A novel as contemporary as international terrorism and the war in Iraq and as timeless as mortality, from one of Britain’s literary masters.

“The past is past, and the dead are the dead,” was the belief of the strong-willed Ellie, whose husband, Jack, a stolid former farmer, is the protagonist of Swift’s ninth and most powerful novel. As anyone will recognize who is familiar with his prize-winning masterworks (Last Orders, 1996, etc.), such a perspective on the past is in serious need of correction, which this novel provides in a subtly virtuosic and surprisingly suspenseful manner. It’s a sign of Swift’s literary alchemy that he gleans so much emotional and thematic richness from such deceptively common stock. Jack and Ellie have grown up together in the British farm country, and their marriage is practically inevitable once both are on their own. Jack’s mother died when he was a boy; Ellie’s left home for another man. Jack’s brother, Tom, eight years younger but in many ways more worldly and self-assertive, forsakes the farm life to join the army as soon as he can.
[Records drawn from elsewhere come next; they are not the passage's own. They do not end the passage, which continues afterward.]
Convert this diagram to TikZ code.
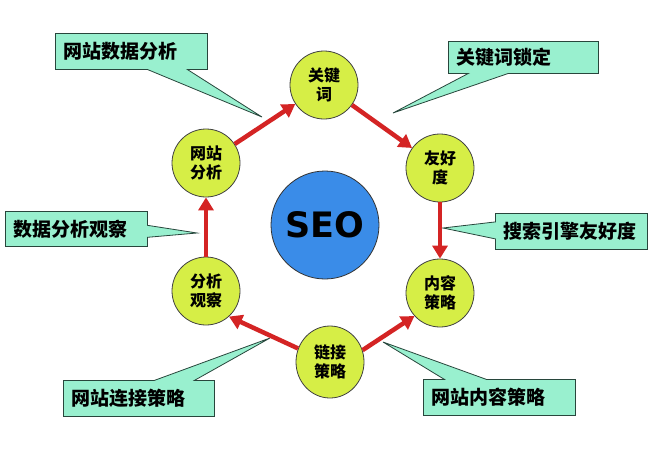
\documentclass[tikz,border=0pt]{standalone}
\usepackage{fontspec}
\usetikzlibrary{shapes.geometric,shapes.callouts,arrows.meta}
\newfontfamily\cjk{Noto Sans CJK SC Black}
\newfontfamily\seofont{DejaVu Sans}
\definecolor{limefill}{RGB}{214,238,70}
\definecolor{tipfill}{RGB}{153,240,207}
\definecolor{tipline}{RGB}{40,70,60}
\definecolor{seoblue}{RGB}{58,140,232}
\definecolor{arrowred}{RGB}{212,36,36}

\begin{document}
\begin{tikzpicture}[x=1pt, y=-1pt,
stage/.style={circle, draw=black!75, fill=limefill, line width=0.8pt, minimum size=68pt, inner sep=0pt, align=center, font=\cjk\fontsize{16}{19}\selectfont},
tipbox/.style={rectangle callout, draw=tipline, fill=tipfill, line width=0.8pt, inner xsep=8pt, inner ysep=0pt, minimum height=36pt, anchor=north west, align=left, font=\cjk\fontsize{19}{20}\selectfont},
flow/.style={draw=arrowred, line width=4.5pt, -{Triangle[length=13pt,width=15pt]}}]
\useasboundingbox[fill=white] (0,0) rectangle (660,450);

\coordinate (pdata) at (262,117);
\coordinate (pkw) at (393,113);
\coordinate (pseek) at (443,228);
\coordinate (pobs) at (197,233);
\coordinate (plink) at (270,338);
\coordinate (pcont) at (383,342);

\node[tipbox, text width=136pt, callout absolute pointer={(pdata)}, callout pointer width=40pt] (tdata) at (55,33) {网站数据分析};
\node[tipbox, text width=134pt, minimum height=32pt, callout absolute pointer={(pkw)}, callout pointer width=40pt] (tkw) at (448,41) {关键词锁定};
\node[tipbox, text width=136pt, callout absolute pointer={(pseek)}, callout pointer width=17pt] (tseek) at (495,213) {搜索引擎友好度};
\node[tipbox, text width=126pt, minimum height=35pt, callout absolute pointer={(pobs)}, callout pointer width=12pt] (tobs) at (5,211) {数据分析观察};
\node[tipbox, text width=135pt, callout absolute pointer={(plink)}, callout pointer width=40pt] (tlink) at (63,380) {网站连接策略};
\node[tipbox, text width=136pt, callout absolute pointer={(pcont)}, callout pointer width=42pt] (tcont) at (423,379) {网站内容策略};

\node[circle, draw=black!80, fill=seoblue, line width=0.8pt, minimum size=108pt, font=\seofont\bfseries\fontsize{35}{35}\selectfont] (seo) at (325,225) {SEO};

\node[stage] (gjc) at (324,85) {关键\\词};
\node[stage] (yhd) at (440,168) {友好\\度};
\node[stage] (nrcl) at (440,293) {内容\\策略};
\node[stage, ellipse, minimum width=68pt, minimum height=72pt] (ljcl) at (330,362) {链接\\策略};
\node[stage] (fxgc) at (206,291) {分析\\观察};
\node[stage] (wzfx) at (206,163) {网站\\分析};

\draw[flow] (wzfx) -- (gjc);
\draw[flow] (gjc) -- (yhd);
\draw[flow] (yhd) -- (nrcl);
\draw[flow] (ljcl.20) -- (nrcl.222);
\draw[flow] (ljcl.157) -- (fxgc.-48);
\draw[flow] (fxgc) -- (wzfx);
\end{tikzpicture}
\end{document}
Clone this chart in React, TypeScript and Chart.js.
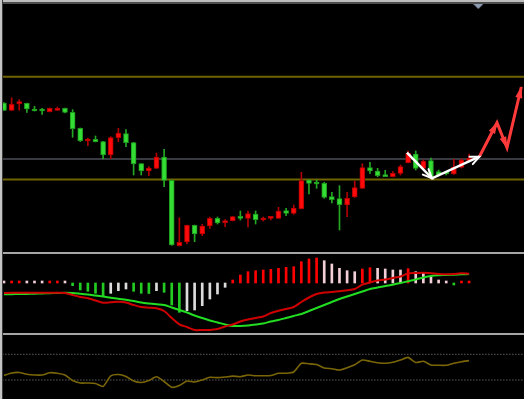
import React, { useEffect, useRef } from 'react';
import { Chart, registerables } from 'chart.js';

Chart.register(...registerables);

// ---- candle data (price units) ----
const barIndex = [0,1,2,3,4,5,6,7,8,9,10,11,12,13,14,15,16,17,18,19,20,21,22,23,24,25,26,27,28,29,30,31,32,33,34,35,36,37,38,39,40,41,42,43,44,45,46,47,48,49,50,51,52,53,54,55,56,57,58,59,60,61];
const opens = [197,189.7,196.3,196.7,191,189.7,188.3,189.7,191.7,187.7,171.7,159,160.7,158.3,145,162.3,166.3,157.3,136.3,129,131.7,143,119.7,54.3,58,74.7,66,74,81.7,77.3,79.3,83.7,81.7,86,80,81.7,81.7,89.3,86.7,91.3,120,117.7,116.7,103.3,101.3,95,103,111.7,132.3,129,125,123.3,126.7,137.3,146,131.7,139.3,128.3,127,126,132.7,139.3];
const closes = [189.7,195.7,198,191,189,189,191.7,191.7,187.7,171.3,159.3,161,158.3,145,162.3,167,157.3,136,129,132,143,119.7,55,57.7,74.7,66,74,81.7,77,78.7,83.3,81.7,86.3,80.3,82,83,89,86.7,92,119.3,116.7,116,102.7,100.3,95.3,101.7,112.3,132.3,129,124.3,123.3,126.7,133.3,146.7,131.7,139,122.5,125,126,132.7,140,141.7];
const highs = [197.5,202.3,200.3,197,193.7,191.7,192,193,192,190.3,172,161.7,164,158.7,163.3,171.7,170.3,157.7,136.3,133.3,147,150.7,120,82.3,75,75,75.7,83,83,80.3,83.5,89,89,89,83,83.3,92.7,91.7,95,127.7,120.5,120,117.7,107.7,114.3,107.7,119,136.3,137.7,131.7,129.7,128.3,135,149,149,140,142,130,128,140.7,141,146];
const lows = [189.5,189.5,189.7,187.7,189,185.7,188,189.7,187,162.7,158.3,154.3,158,141,141.3,158.3,153.3,125,125,124.3,131.5,113.3,54.7,54,56.3,58.3,64.3,71.7,76,73.3,79,80,73,76,79,80,81.5,84.3,85.7,91,106,111.7,101.7,97,70,83.3,102.5,111.5,126.7,123.3,123.3,123,125,137,130,131,121.7,124,125,125.5,132,139];

// horizontal levels in the price panel
const levelPrices = [223.3, 141, 120.5];
const levelColors = ['#706400', '#3a3a42', '#706400'];

// hand-drawn arrows (bar index, price)
const swingArrowX = [52.85, 56.13, 62.34];
const swingArrowY = [147.3, 121.7, 143.3];
const projectionX = [62.34, 64.66, 65.97, 67.85];
const projectionY = [143.3, 177.3, 152.3, 213];
const markerX = [62.2];
const markerY = [293.5];

// ---- MACD panel ----
const macdHist = [0.5,1,1.3,0.7,0.5,0.5,0.7,1,0.7,-2.7,-7,-8.3,-10.3,-12.7,-10.3,-7.7,-6,-8.3,-10.3,-10.5,-7.7,-9.3,-22,-29.3,-27.7,-27,-22.7,-16,-11,-4.3,3,8,11.3,12.3,13,13.7,14.7,15.7,16.3,21.3,24,25,22.3,19,14.7,12.3,11.3,14,15.3,14.7,14,13,13,14.3,11.3,9.7,6.3,3,0.3,-0.3,0.3,0.4];
const macdFast = [-10,-9.7,-9.7,-9.7,-9.7,-9.7,-9.7,-9.7,-10,-12,-14,-15.3,-17.5,-19.7,-19.3,-18.7,-19.5,-22,-24,-24.7,-25.3,-28,-35,-41.3,-44,-47,-47,-47,-46,-43.5,-41.5,-38.5,-36.5,-35,-33.5,-30,-27.7,-26,-24,-19,-14.5,-11,-9.5,-9,-8.3,-7.3,-6,-1.7,0.5,2.5,3.5,5,6.5,9.5,10,10.3,9.7,9,8.7,9,9.7,9.3];
const macdSignal = [-11.3,-11.2,-11,-10.9,-10.7,-10.5,-10.2,-10,-9.8,-10,-10.7,-11.5,-12.5,-13.5,-14.7,-15.8,-16.8,-18,-19.5,-20.5,-21.3,-22,-24.5,-27,-29.5,-32.5,-35,-37.5,-39.5,-41.5,-43,-43,-42.5,-41.5,-40.5,-38.5,-37,-35,-33,-31,-28,-25,-22,-19,-16,-13.5,-11,-8.5,-6,-4.5,-3,-1.7,0,1.8,3.5,5.5,7,7.7,8,8.3,8.7,9];

// ---- oscillator panel ----
const oscValues = [24.5,27,27.5,25.7,25,25,27.3,26.8,25,19.5,17,17,16.5,13.5,24.2,25.5,23.5,19,17.5,19.5,23.2,18.5,12.7,14.5,19,18,20,22.7,22.4,23,23.9,23.3,25,24.2,24.3,24.5,26.7,26.7,28,36.7,36.2,35.4,32,31.3,30,32.3,35.3,40,38.7,37.3,36.7,37.8,40,42.6,37.5,38.7,35,34.7,34.7,36.7,38.3,39.4];
const oscLevels = [45.7, 20];

const X_MIN = -0.13;
const X_MAX = 68.2;

const arrowPlugin = {
  id: 'arrowheads',
  afterDatasetsDraw(chart: any) {
    const ctx = chart.ctx;
    chart.data.datasets.forEach((ds: any, di: number) => {
      if (!ds.arrowStyle) return;
      const pts = chart.getDatasetMeta(di).data;
      for (let k = 1; k < pts.length; k++) {
        const p0 = pts[k - 1];
        const p1 = pts[k];
        const ang = Math.atan2(p1.y - p0.y, p1.x - p0.x);
        ctx.save();
        ctx.translate(p1.x, p1.y);
        ctx.rotate(ang);
        if (ds.arrowStyle === 'filled') {
          ctx.fillStyle = ds.borderColor;
          ctx.beginPath();
          ctx.moveTo(1, 0);
          ctx.lineTo(-11, -3.5);
          ctx.lineTo(-11, 3.5);
          ctx.closePath();
          ctx.fill();
        } else {
          ctx.strokeStyle = ds.borderColor;
          ctx.lineWidth = 2;
          ctx.lineCap = 'round';
          ctx.beginPath();
          ctx.moveTo(-9, -4);
          ctx.lineTo(0, 0);
          ctx.lineTo(-9, 4);
          ctx.stroke();
        }
        ctx.restore();
      }
    });
  },
};

function makeMarker() {
  const c = document.createElement('canvas');
  c.width = 10;
  c.height = 5;
  const g = c.getContext('2d')!;
  g.fillStyle = '#8e9cb2';
  g.beginPath();
  g.moveTo(0, 0);
  g.lineTo(10, 0);
  g.lineTo(5, 5);
  g.closePath();
  g.fill();
  return c;
}

const baseOptions = (yMin: number, yMax: number) => ({
  animation: false as const,
  responsive: false,
  events: [] as any[],
  layout: { padding: 0, autoPadding: false },
  plugins: { legend: { display: false }, tooltip: { enabled: false } },
  scales: {
    x: { type: 'linear' as const, min: X_MIN, max: X_MAX, display: false, offset: false, grid: { offset: false } },
    y: { type: 'linear' as const, min: yMin, max: yMax, display: false },
  },
});

function buildMain(canvas: HTMLCanvasElement) {
  const up = barIndex.map((_, i) => closes[i] >= opens[i]);
  const levelSets = levelPrices.map((p, i) => ({
    type: 'line' as const,
    data: [{ x: -1, y: p }, { x: 70, y: p }],
    borderColor: levelColors[i],
    borderWidth: 2,
    pointRadius: 0,
    order: 10,
  }));
  return new Chart(canvas, {
    type: 'bar',
    data: {
      datasets: [
        ...levelSets,
        {
          type: 'bar',
          data: barIndex.map((x, i) => ({ x, y: [lows[i], highs[i]] })),
          backgroundColor: up.map((u) => (u ? '#b00000' : '#24a824')),
          barThickness: 1,
          grouped: false,
          order: 6,
        } as any,
        {
          type: 'bar',
          data: barIndex.map((x, i) => ({ x, y: [opens[i], closes[i]] })),
          backgroundColor: up.map((u) => (u ? '#ff0a0a' : '#33dd33')),
          borderColor: up.map((u) => (u ? '#b40000' : '#1f9a1f')),
          borderWidth: 1,
          borderSkipped: false,
          barThickness: 5,
          minBarLength: 2,
          grouped: false,
          order: 5,
        } as any,
        {
          type: 'line',
          data: swingArrowX.map((x, i) => ({ x, y: swingArrowY[i] })),
          borderColor: '#ffffff',
          borderWidth: 2.5,
          pointRadius: 0,
          arrowStyle: 'open',
          order: 2,
        } as any,
        {
          type: 'line',
          data: projectionX.map((x, i) => ({ x, y: projectionY[i] })),
          borderColor: '#ff3a3a',
          borderWidth: 3,
          pointRadius: 0,
          arrowStyle: 'filled',
          order: 2,
        } as any,
        {
          type: 'line',
          data: markerX.map((x, i) => ({ x, y: markerY[i] })),
          showLine: false,
          pointStyle: makeMarker(),
          pointRadius: 5,
          order: 1,
        } as any,
      ],
    },
    options: baseOptions(48, 296) as any,
    plugins: [arrowPlugin],
  });
}

function buildMacd(canvas: HTMLCanvasElement) {
  const colors = macdHist.map((v, i) => {
    const prev = i > 0 ? macdHist[i - 1] : v;
    if (v >= 0) return v > prev ? '#ff0000' : '#f2cfd6';
    return v < prev ? '#22cc22' : '#dcdcdc';
  });
  return new Chart(canvas, {
    type: 'bar',
    data: {
      datasets: [
        {
          type: 'line',
          data: barIndex.map((x, i) => ({ x, y: macdFast[i] })),
          borderColor: '#d00000',
          borderWidth: 2,
          pointRadius: 0,
          tension: 0.3,
          order: 1,
        } as any,
        {
          type: 'line',
          data: barIndex.map((x, i) => ({ x, y: macdSignal[i] })),
          borderColor: '#22dd22',
          borderWidth: 2,
          pointRadius: 0,
          tension: 0.3,
          order: 1,
        } as any,
        {
          type: 'bar',
          data: barIndex.map((x, i) => ({ x, y: macdHist[i] })),
          backgroundColor: colors,
          barThickness: 2,
          minBarLength: 2,
          grouped: false,
          order: 3,
        } as any,
      ],
    },
    options: baseOptions(-50, 29) as any,
  });
}

function buildOsc(canvas: HTMLCanvasElement) {
  const levelSets = oscLevels.map((p) => ({
    type: 'line' as const,
    data: [{ x: -1, y: p }, { x: 70, y: p }],
    borderColor: '#8a8a8a',
    borderWidth: 1,
    borderDash: [1, 2],
    pointRadius: 0,
    order: 5,
  }));
  return new Chart(canvas, {
    type: 'line',
    data: {
      datasets: [
        ...levelSets,
        {
          data: barIndex.map((x, i) => ({ x, y: oscValues[i] })),
          borderColor: '#7a6608',
          borderWidth: 1.6,
          pointRadius: 0,
          tension: 0.2,
          order: 1,
        },
      ],
    },
    options: baseOptions(1, 65) as any,
  });
}

export default function App() {
  const mainRef = useRef<HTMLCanvasElement>(null);
  const macdRef = useRef<HTMLCanvasElement>(null);
  const oscRef = useRef<HTMLCanvasElement>(null);

  useEffect(() => {
    const charts = [
      buildMain(mainRef.current!),
      buildMacd(macdRef.current!),
      buildOsc(oscRef.current!),
    ];
    return () => charts.forEach((c) => c.destroy());
  }, []);

  const abs = (l: number, t: number, w: number, h: number, bg?: string): React.CSSProperties => ({
    position: 'absolute', left: l, top: t, width: w, height: h, background: bg, display: 'block',
  });

  return (
    <div style={{ position: 'fixed', left: 0, top: 0, width: 524, height: 399, background: '#000', overflow: 'hidden' }}>
      <canvas ref={mainRef} width={521} height={248} style={abs(3, 4, 521, 248)} />
      <canvas ref={macdRef} width={521} height={79} style={abs(3, 254, 521, 79)} />
      <canvas ref={oscRef} width={521} height={64} style={abs(3, 335, 521, 64)} />
      <div style={abs(0, 0, 524, 2, '#bdbdbd')} />
      <div style={abs(0, 2, 524, 2, '#4c4c4c')} />
      <div style={abs(0, 252, 524, 2, '#a6a6a6')} />
      <div style={abs(0, 333, 524, 2, '#a6a6a6')} />
      <div style={abs(0, 0, 2, 399, '#c4c4c4')} />
      <div style={abs(2, 0, 1, 399, '#3a3a3a')} />
    </div>
  );
}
The fathers of Jack and Ellie both die; Tom remains out of contact for more than a decade. At Ellie’s insistence, they sell their property in order to run a seaside vacation park she has inherited. Every winter the childless couple takes a Caribbean vacation. When Tom dies in Iraq, Jack must deal with the arrangements. He cancels the annual vacation and his marriage all but unravels. The minister who had handled the funeral of Jack’s father and now his brother knows that the eulogy needs to be “as little and simple as possible…as simple as possible being really the essence of the thing.” Swift somehow cuts to the essence of both a family’s legacy and the modern malaise through the reticent Jack, who comes to terms with the realization that “all the things that had once been dead and buried had come back again.”

Profound empathy and understated eloquence mark a novel so artfully nuanced that the last few pages send the reader back to the first few, with fresh understanding.